In a striking series of exchanges during her confirmation hearing on Thursday, Gabbard declined to denounce Snowden in unequivocal terms, despite repeated chivvying from Republican and Democratic senators, and to the obvious chagrin of both sides. An exchange with Michael Bennet, a Democratic senator from Colorado, was particularly rancorous. But it was hostility from Republicans – only three of whom Gabbard can afford to lose in a final confirmation vote – that has dimmed her prospects.
“I think it would befit you and be helpful to the way you are perceived by members of the intelligence community, if you would at least acknowledge that the greatest whistleblower in American history, so called, harmed national security by breaking the laws of the land around our intel authority,” Todd Young, a Republican senator for Indiana, told her, as irritation rose with Gabbard’s steadfast refusal to go further than saying Snowden “broke the law” and that she was focused on preventing a repeat.
The hostility from both sides partly reflected the nature of the committee itself, which is unusually bipartisan in an acutely polarised era partly because members from both parties tend to be foreign policy hawks. But focusing on Snowden – who in 2013 leaked to journalists, including from the Guardian, a trove of highly classified documents accessed while working as a contractor at the NSA – may also have been a convenient escape hatch for Republicans wary of excessively concentrating on Russia because of Trump’s own skepticism towards Ukraine’s cause and his record of affinity for Vladimir Putin.
Further fueling the antagonism is that Snowden’s disclosures exposed the committee’s complicity in a surveillance program that critics believed it had a duty to stop. “Snowden embarrassed this committee by doing its job,” said Ben Wizner, Snowden’s lawyer and head of the American Civil Liberties Union’s speech, privacy and technology project. “The committee approved in secret surveillance programs and activities that could not survive public scrutiny. All three branches of government changed course following the disclosures. Had the committee done its job, Snowden’s whistleblowing would not have been necessary.”.

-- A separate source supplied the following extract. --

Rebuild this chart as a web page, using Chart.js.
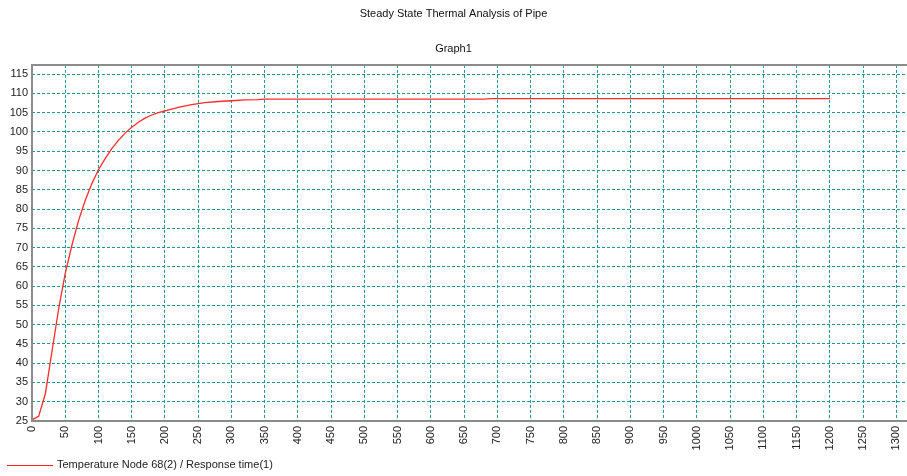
<!DOCTYPE html>
<html>
<head>
<meta charset="utf-8">
<title>Steady State Thermal Analysis of Pipe</title>
<script src="https://cdn.jsdelivr.net/npm/chart.js@4.4.1/dist/chart.umd.min.js"></script>
<style>
  html, body { margin: 0; padding: 0; background: #fff; }
  #wrap { width: 907px; height: 476px; }
</style>
</head>
<body>
<div id="wrap"><canvas id="graph1"></canvas></div>
<script>
// response time (s) and temperature at node 68
const responseTime = [0, 10, 20, 30, 40, 50, 60, 70, 80, 90, 100, 110, 120, 130, 140, 150, 160, 170, 180, 190, 200, 220, 240, 260, 280, 300, 320, 340, 350, 680, 690, 1200];
const temperature  = [25.3, 26.2, 32, 43, 54, 63.3, 70.6, 77, 82.2, 86.6, 90.2, 93.1, 95.7, 97.8, 99.7, 101.2, 102.5, 103.6, 104.4, 105, 105.5, 106.4, 107.1, 107.6, 107.9, 108.1, 108.3, 108.4, 108.5, 108.5, 108.65, 108.65];

const chartTitle = 'Steady State Thermal Analysis of Pipe';
const graphTitle = 'Graph1';
const seriesLabel = 'Temperature Node 68(2) / Response time(1)';

const FONT = "'Liberation Sans', Arial, sans-serif";
const GRID = '#1f9595';
const AXIS = '#8c8c8c';

// top frame line, solid left/bottom axes and the legend line at the bottom left
const framePlugin = {
  id: 'frameAndLegend',
  afterDraw(chart) {
    const { ctx, chartArea } = chart;
    ctx.save();
    ctx.strokeStyle = AXIS;
    ctx.lineWidth = 2;
    ctx.beginPath();
    ctx.moveTo(chartArea.right, chartArea.top);
    ctx.lineTo(chartArea.left, chartArea.top);
    ctx.lineTo(chartArea.left, chartArea.bottom);
    ctx.lineTo(chartArea.right, chartArea.bottom);
    ctx.stroke();

    ctx.strokeStyle = '#ff2020';
    ctx.lineWidth = 1;
    ctx.beginPath();
    ctx.moveTo(7, 465.5);
    ctx.lineTo(53, 465.5);
    ctx.stroke();
    ctx.fillStyle = '#222';
    ctx.font = '11px ' + FONT;
    ctx.textBaseline = 'middle';
    ctx.fillText(seriesLabel, 57, 465);
    ctx.restore();
  }
};

new Chart(document.getElementById('graph1'), {
  type: 'line',
  data: {
    datasets: [{
      label: seriesLabel,
      data: responseTime.map((t, i) => ({ x: t, y: temperature[i] })),
      borderColor: '#ff2a2a',
      borderWidth: 1.3,
      pointRadius: 0,
      tension: 0,
      fill: false
    }]
  },
  options: {
    responsive: true,
    maintainAspectRatio: false,
    animation: false,
    layout: { padding: { left: 0, right: 0, top: 0, bottom: 0 } },
    plugins: {
      legend: { display: false },
      tooltip: { enabled: false },
      title: {
        display: true,
        text: chartTitle,
        color: '#111',
        font: { family: FONT, size: 11, weight: 'normal' },
        padding: { top: 7, bottom: 22 }
      },
      subtitle: {
        display: true,
        text: graphTitle,
        color: '#111',
        font: { family: FONT, size: 11, weight: 'normal' },
        padding: { top: 0, bottom: 9.5 }
      }
    },
    scales: {
      x: {
        type: 'linear',
        min: 0,
        max: 1316,
        afterFit(scale) {
          scale.height = 55;
          scale.paddingRight = 0;
          scale.paddingLeft = 0;
        },
        border: { display: false, dash: [3, 2] },
        grid: { color: GRID, lineWidth: 1, drawTicks: false, tickLength: 0 },
        ticks: {
          stepSize: 50,
          includeBounds: false,
          autoSkip: false,
          minRotation: 90,
          maxRotation: 90,
          padding: 5,
          color: '#222',
          font: { family: FONT, size: 11 },
          callback: v => String(v)
        }
      },
      y: {
        min: 25,
        max: 117.4,
        afterFit(scale) { scale.width = 32; },
        border: { display: false, dash: [3, 2] },
        grid: { color: GRID, lineWidth: 1, drawTicks: false, tickLength: 0 },
        ticks: {
          stepSize: 5,
          includeBounds: false,
          padding: 4,
          color: '#222',
          font: { family: FONT, size: 11 },
          callback: v => String(v)
        }
      }
    }
  },
  plugins: [framePlugin]
});
</script>
</body>
</html>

Among other things, Snowden’s disclosure exposed the NSA’s Prism program, which allowed the agency to access emails, documents, photos and data held by technology companies including Facebook, Google and Microsoft under secret agreements enforced by the congressionally authorised threat of court action against those that refused to share information. He also revealed the bulk system XKeyscore, described as NSA’s Google, which enabled American intelligence agents to access and analyse global internet data.
Among the resulting backlash from the revelations were the end of the agency’s collection of millions of Americans’ phone records in bulk, and an increased public focus on digital privacy. The committee’s interrogation of Gabbard conveniently overlooked that Snowden exposed wrongdoing and that popular outrage over the massive surveillance program was intense and widespread – straddling the Republican-Democratic divide in a way that mirrors the demand by the bipartisan national security establishment for Snowden to be branded a traitor.